(Exercise goal): Everything from the first line of the data below through the line that contains "158.8, 149, 130]" should be written out exactly, please, and nothing more; the pictures stay out.

(Dataset extract):
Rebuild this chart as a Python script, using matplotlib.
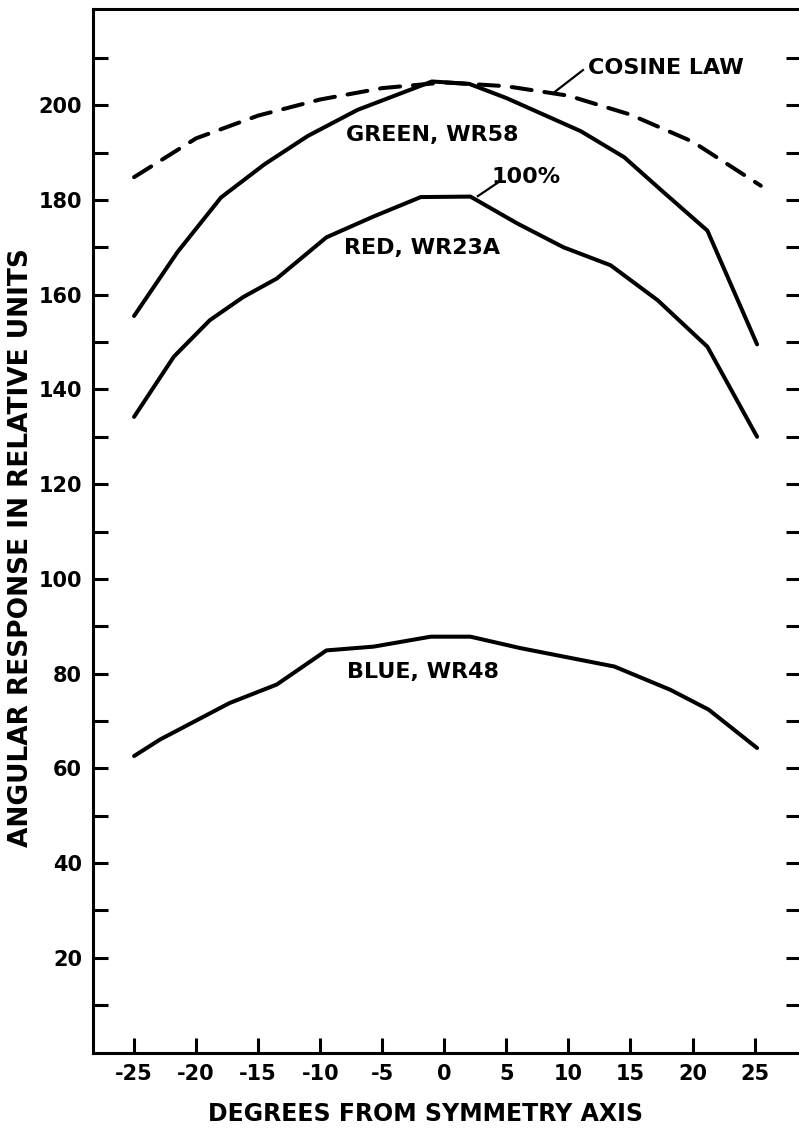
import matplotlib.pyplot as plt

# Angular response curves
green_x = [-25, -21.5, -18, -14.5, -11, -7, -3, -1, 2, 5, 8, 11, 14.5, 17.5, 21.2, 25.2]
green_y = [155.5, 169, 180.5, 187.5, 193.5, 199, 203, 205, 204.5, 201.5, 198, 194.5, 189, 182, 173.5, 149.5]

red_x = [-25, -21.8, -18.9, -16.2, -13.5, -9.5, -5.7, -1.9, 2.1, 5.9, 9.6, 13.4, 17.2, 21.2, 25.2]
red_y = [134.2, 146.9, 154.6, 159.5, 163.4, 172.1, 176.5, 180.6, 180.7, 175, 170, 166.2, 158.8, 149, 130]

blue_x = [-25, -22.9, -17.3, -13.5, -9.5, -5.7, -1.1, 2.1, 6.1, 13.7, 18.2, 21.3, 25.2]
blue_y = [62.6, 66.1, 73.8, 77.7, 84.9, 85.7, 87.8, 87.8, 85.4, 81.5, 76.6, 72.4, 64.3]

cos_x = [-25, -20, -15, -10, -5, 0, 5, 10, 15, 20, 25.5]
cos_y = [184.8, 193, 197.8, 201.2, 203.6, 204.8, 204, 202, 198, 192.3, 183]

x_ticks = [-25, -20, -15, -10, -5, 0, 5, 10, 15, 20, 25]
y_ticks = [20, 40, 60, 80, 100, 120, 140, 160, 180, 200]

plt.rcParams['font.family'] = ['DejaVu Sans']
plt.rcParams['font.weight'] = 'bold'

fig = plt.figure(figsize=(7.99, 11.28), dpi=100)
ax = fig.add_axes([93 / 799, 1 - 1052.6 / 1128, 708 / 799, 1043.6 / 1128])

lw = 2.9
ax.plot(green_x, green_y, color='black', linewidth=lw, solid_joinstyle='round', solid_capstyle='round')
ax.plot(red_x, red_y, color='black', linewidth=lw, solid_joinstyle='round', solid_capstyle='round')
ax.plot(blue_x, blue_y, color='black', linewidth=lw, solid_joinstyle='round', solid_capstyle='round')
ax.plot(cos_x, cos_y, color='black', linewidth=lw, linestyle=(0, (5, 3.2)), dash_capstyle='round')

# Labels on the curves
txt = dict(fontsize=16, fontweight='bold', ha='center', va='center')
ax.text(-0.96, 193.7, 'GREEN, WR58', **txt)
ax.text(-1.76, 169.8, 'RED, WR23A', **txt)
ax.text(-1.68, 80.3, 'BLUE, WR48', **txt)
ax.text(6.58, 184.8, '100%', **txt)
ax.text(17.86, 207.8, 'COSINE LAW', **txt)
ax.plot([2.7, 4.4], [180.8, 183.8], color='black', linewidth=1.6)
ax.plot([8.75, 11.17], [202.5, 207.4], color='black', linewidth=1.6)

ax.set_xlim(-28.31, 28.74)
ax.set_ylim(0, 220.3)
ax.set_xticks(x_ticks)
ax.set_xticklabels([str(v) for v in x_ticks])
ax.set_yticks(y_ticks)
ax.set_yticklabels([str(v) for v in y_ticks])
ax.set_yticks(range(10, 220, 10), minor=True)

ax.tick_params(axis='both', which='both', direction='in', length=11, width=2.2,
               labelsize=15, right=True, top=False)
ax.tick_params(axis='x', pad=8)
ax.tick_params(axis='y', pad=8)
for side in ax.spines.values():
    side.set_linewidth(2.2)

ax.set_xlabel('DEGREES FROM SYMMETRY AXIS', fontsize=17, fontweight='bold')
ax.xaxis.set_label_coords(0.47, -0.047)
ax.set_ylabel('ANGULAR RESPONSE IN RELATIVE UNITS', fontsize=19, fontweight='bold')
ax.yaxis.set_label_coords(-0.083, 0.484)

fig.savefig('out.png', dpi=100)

(Expected answer):
Rebuild this chart as a Python script, using matplotlib.
import matplotlib.pyplot as plt

# Angular response curves
green_x = [-25, -21.5, -18, -14.5, -11, -7, -3, -1, 2, 5, 8, 11, 14.5, 17.5, 21.2, 25.2]
green_y = [155.5, 169, 180.5, 187.5, 193.5, 199, 203, 205, 204.5, 201.5, 198, 194.5, 189, 182, 173.5, 149.5]

red_x = [-25, -21.8, -18.9, -16.2, -13.5, -9.5, -5.7, -1.9, 2.1, 5.9, 9.6, 13.4, 17.2, 21.2, 25.2]
red_y = [134.2, 146.9, 154.6, 159.5, 163.4, 172.1, 176.5, 180.6, 180.7, 175, 170, 166.2, 158.8, 149, 130]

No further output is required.